Colorfully clad horse riders, royal Hawaiian societies in full regalia and floats will grace a pair of processions to honor Kamehameha the Great.
Today's Kamehameha Day holiday observed by the state and the county salutes the king who conquered the Hawaiian Islands and established the kingdom of Hawaii in 1810.
From 9 to 10 a.m. today, royal Hawaiian societies will hold the Kamehameha Day march along Kaahumanu Avenue in Kahului, from Maui Community College to Hoaloha Park. The fourth annual march features more than five dozen participants, including members of the Royal Order of Kamehameha I, 'Ahahui Ka'ahumanu, Hale O Na Ali'i, the National Park Service and Shriners, said Royal Order spokesman George Kaho'ohanohano.
Maui police are closing only one lane of Wailuku-bound traffic from MCC to Puunene Avenue for the event, organizers said.

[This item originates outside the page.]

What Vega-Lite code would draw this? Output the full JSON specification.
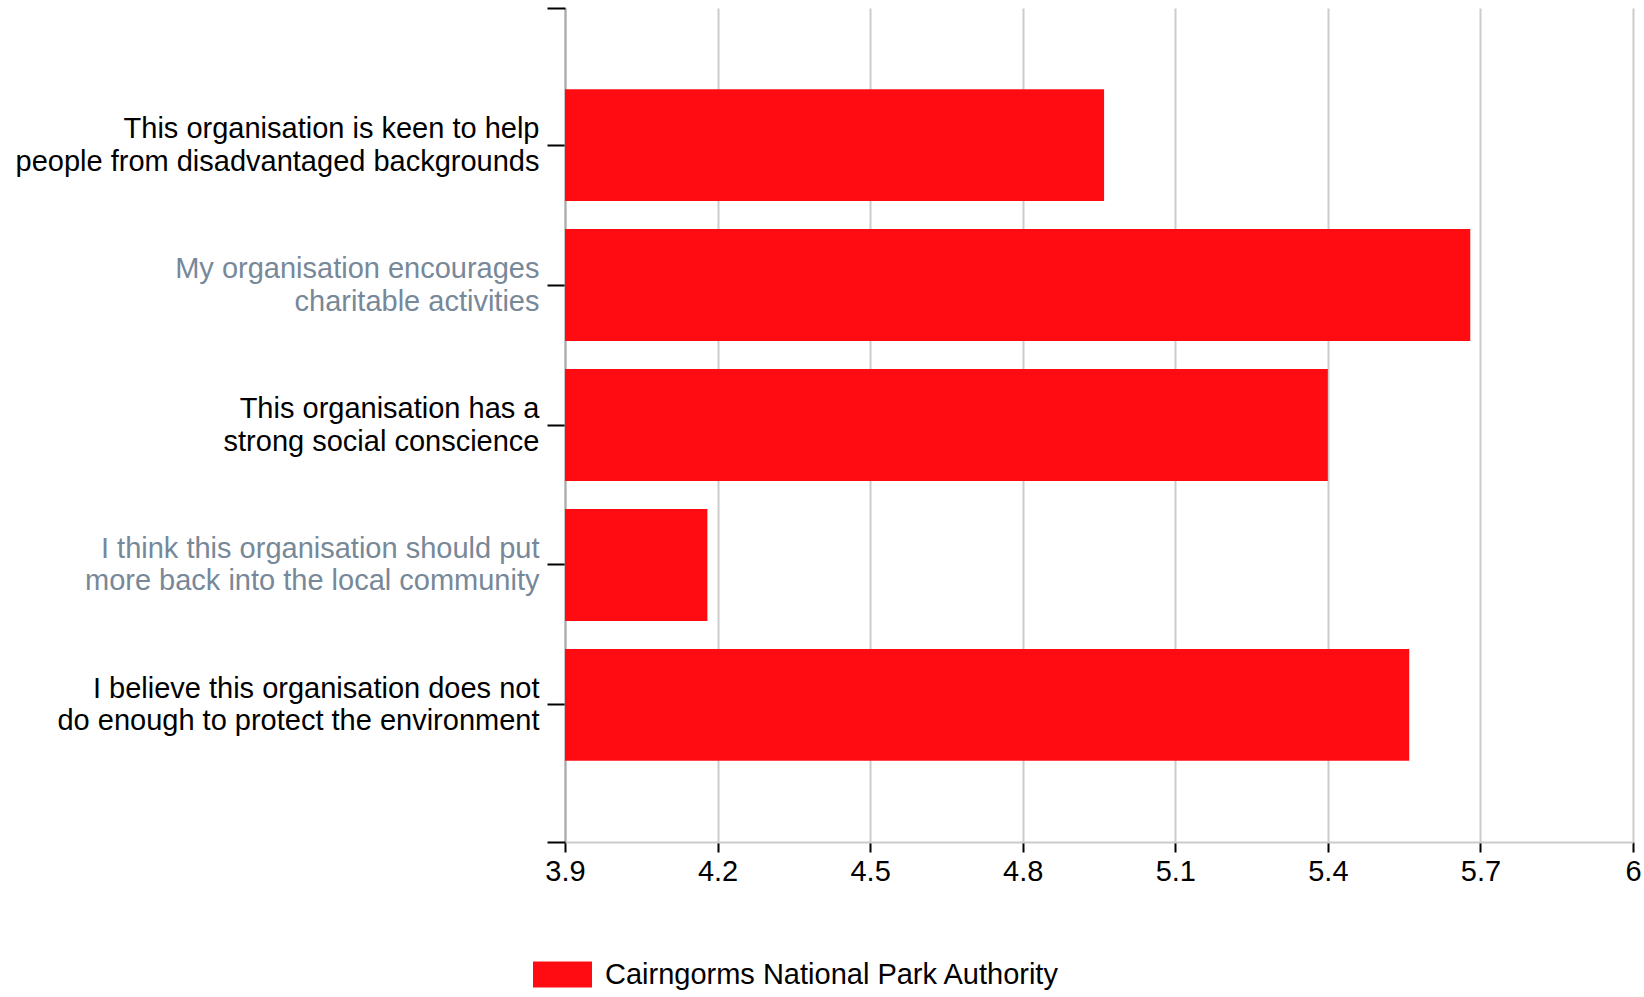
{
  "$schema": "https://vega.github.io/schema/vega-lite/v6.json",
  "autosize": {"type": "none"},
  "width": 1068,
  "height": 834,
  "padding": {"left": 565, "top": 8, "right": 11, "bottom": 155},
  "background": "white",
  "config": {
    "font": "Liberation Sans",
    "view": {"stroke": null}
  },
  "layer": [
    {
      "data": {
        "values": [
          {"statement": "This organisation is keen to help|people from disadvantaged backgrounds", "score": 4.96, "series": "Cairngorms National Park Authority"},
          {"statement": "My organisation encourages|charitable activities", "score": 5.68, "series": "Cairngorms National Park Authority"},
          {"statement": "This organisation has a|strong social conscience", "score": 5.40, "series": "Cairngorms National Park Authority"},
          {"statement": "I think this organisation should put|more back into the local community", "score": 4.18, "series": "Cairngorms National Park Authority"},
          {"statement": "I believe this organisation does not|do enough to protect the environment", "score": 5.56, "series": "Cairngorms National Park Authority"}
        ]
      },
      "mark": {"type": "bar", "clip": true},
      "encoding": {
        "y": {
          "field": "statement",
          "type": "nominal",
          "sort": null,
          "scale": {"paddingInner": 0.2, "paddingOuter": 0.58},
          "axis": {
            "title": null,
            "labelExpr": "split(datum.value, '|')",
            "labelFontSize": 29,
            "labelLineHeight": 32.5,
            "labelOffset": -16,
            "labelLimit": 700,
            "labelPadding": 8,
            "labelColor": {
              "condition": {"test": "indexof(datum.value, 'My organisation') == 0 || indexof(datum.value, 'I think') == 0", "value": "#778899"},
              "value": "#000000"
            },
            "tickSize": 18,
            "tickColor": "#000000",
            "tickWidth": 2,
            "domainColor": "#aaaaaa",
            "domainWidth": 2,
            "grid": false
          }
        },
        "x": {
          "field": "score",
          "type": "quantitative",
          "scale": {"domain": [3.9, 6], "zero": false, "nice": false},
          "axis": {
            "title": null,
            "values": [3.9, 4.2, 4.5, 4.8, 5.1, 5.4, 5.7, 6],
            "format": "~g",
            "labelFontSize": 29,
            "labelColor": "#000000",
            "labelPadding": 5,
            "labelFlush": false,
            "tickSize": 10,
            "tickColor": "#000000",
            "tickWidth": 2,
            "domainColor": "#cccccc",
            "domainWidth": 2,
            "grid": true,
            "gridColor": "#cccccc",
            "gridWidth": 2
          }
        },
        "color": {
          "field": "series",
          "type": "nominal",
          "scale": {"range": ["#ff0c12"]},
          "legend": {
            "title": null,
            "orient": "none",
            "legendX": -32,
            "legendY": 937,
            "symbolType": "M-1,-0.44H1V0.44H-1Z",
            "symbolSize": 3481,
            "symbolStrokeWidth": 0,
            "symbolOpacity": 1,
            "labelFontSize": 29,
            "labelColor": "#000000",
            "labelOffset": 13,
            "labelLimit": 800
          }
        }
      }
    },
    {
      "data": {"values": [{"edge": 0, "score": 3.9}, {"edge": 1, "score": 3.9}]},
      "mark": {"type": "point", "opacity": 0},
      "encoding": {
        "x": {"field": "score", "type": "quantitative"},
        "y": {
          "field": "edge",
          "type": "quantitative",
          "scale": {"domain": [0, 1], "nice": false, "zero": false},
          "axis": {
            "orient": "left",
            "title": null,
            "values": [0, 1],
            "labels": false,
            "domain": false,
            "grid": false,
            "tickSize": 18,
            "tickColor": "#000000",
            "tickWidth": 2
          }
        }
      }
    }
  ],
  "resolve": {"scale": {"y": "independent"}, "axis": {"y": "independent"}}
}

On Saturday, a pair of 95-year-old kupuna originally from Olowalu will lead the Kamehameha Day Commemorative Pa'u Parade and Ho'olaule'a festivities from 9 a.m. to 5 p.m. in Lahaina.
Henrietta Heneli Mahuna and Adelaide Kaiwi Kuamu Sylva of Lahaina, native speakers of the Hawaiian language, are the parade marshals. The procession will start at 9:45 a.m. and follow Front Street from Kenui Street to the old Lahaina Armory Park across from Moku'ula.
The event theme is "E Ho'i I Ka Piko Aloha A E Ola Mau Ka 'Olelo Hawai'i," or "Return to Cultural Honor and Caring - The Hawaiian Language Lives," according to organizers Matthew Ericson and Daryl Fujiwara. They are the president and vice president, respectively, of the Lahaina Hawaiian Civic Club.
The parade will feature pa'u units - princesses, ladies in waiting and paniolo astride horses and wearing colors and flowers or emblems representing the various islands - a tradition that started in the 1920s.
This year, the princesses, colors, flowers or emblems, and their respective islands include:
* Tiara Dudoit wearing silver hinahina to represent Kahoolawe.
* Lori Freitas with green kukui for Molokai.
* Dominique Gilliam adorned with pink lokelani (roses) for Maui.
* Anela Haina wearing purple mokihana for Kauai.
* Natasha Jakobson with white or brown seashells for Niihau.
* Noe Keawe-Aiko adorned with orange kaunaoa for Lanai.
* Julie Mitchell wearing gold ilima for Oahu.
* Beverlee "Ani" Wilson with red lehua for Hawaii island.
Also, the Lahainaluna High School Foundation and the Lahaina Yacht Club will sponsor floats. Decorated vehicle units will feature Miss Aloha Hula 2009 Henoheanapuaikawao-kele Kane, Lahaina Hongwanji Mission, Relay For Life Lahaina and Maui Shriner midget cars.
Maui police will close Front Street along the parade route. Motorists should watch for road-closure signs and officers directing traffic, said Lahaina police Capt. Charles Hirata.